Nunca me habían gustado los perros y nunca, ni de pequeña, había soñado con tener uno, pero en esas Navidades estaba cansada, demasiado cansada para sentir incluso miedo de una responsabilidad tal. Debo confesar que el traerla a casa fue un acto absolutamente egoísta, no tenía ni idea entonces de lo que supondría ni para ella ni para mí tenerla en casa. Ese día sólo pensaba en cómo podría soportar aquella noche en la que entraba un nuevo año, un nuevo y primer año en el que la ausencia de mi madre pensaba no me iba a dejar respirar un minuto más. Así que aquel día poco o nada pensé en ese ser que entraba por mi puerta llena de miedos y desorientada.

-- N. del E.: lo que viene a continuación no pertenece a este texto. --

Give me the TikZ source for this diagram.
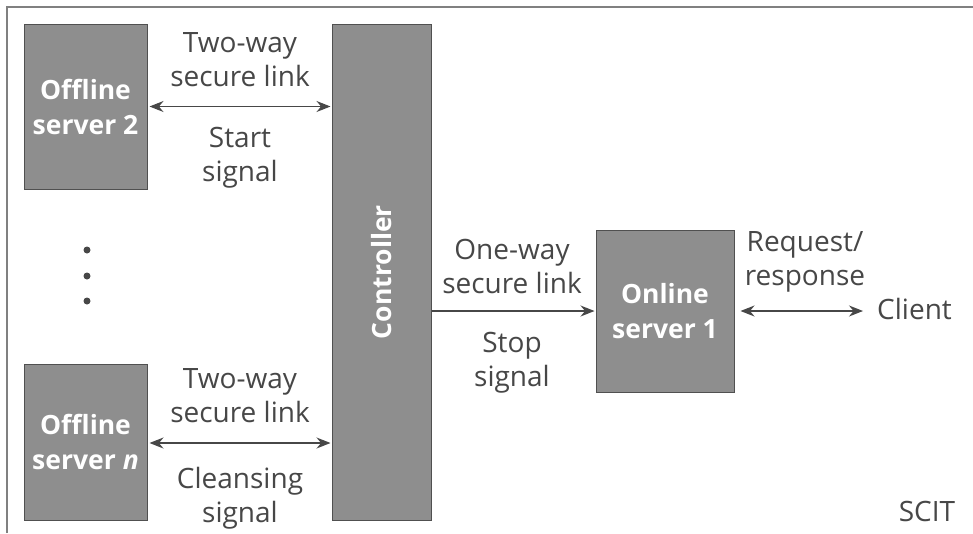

Sólo veía la mejor forma que se me había ocurrido de olvidarme de qué día era. Lola, la nueva habitante de la casa, pasó creo que una de sus peores noches, porque, como ya he aprendido luego, el ruido de los petardos le dan mucho miedo, y claro de una nochevieja qué íbamos a esperar. Todo esto unido a que era su primera noche en una casa que no conocía y que me empeñé en que durmiera en la cocina. La pobre, sólo espero haberla recompensado en tantas otras noches que nos hemos quedado dormidas acurrucadas en el sofá.


Ella es Lola, nació perra, como yo mujer, pero en el fondo, como con casi todos, es más lo que nos une que lo que nos separa. Y como esto pretende ser toda una declaración de gratitud y amor: Gracias, Lola. Te amo. ¡Feliz Cumpleaños!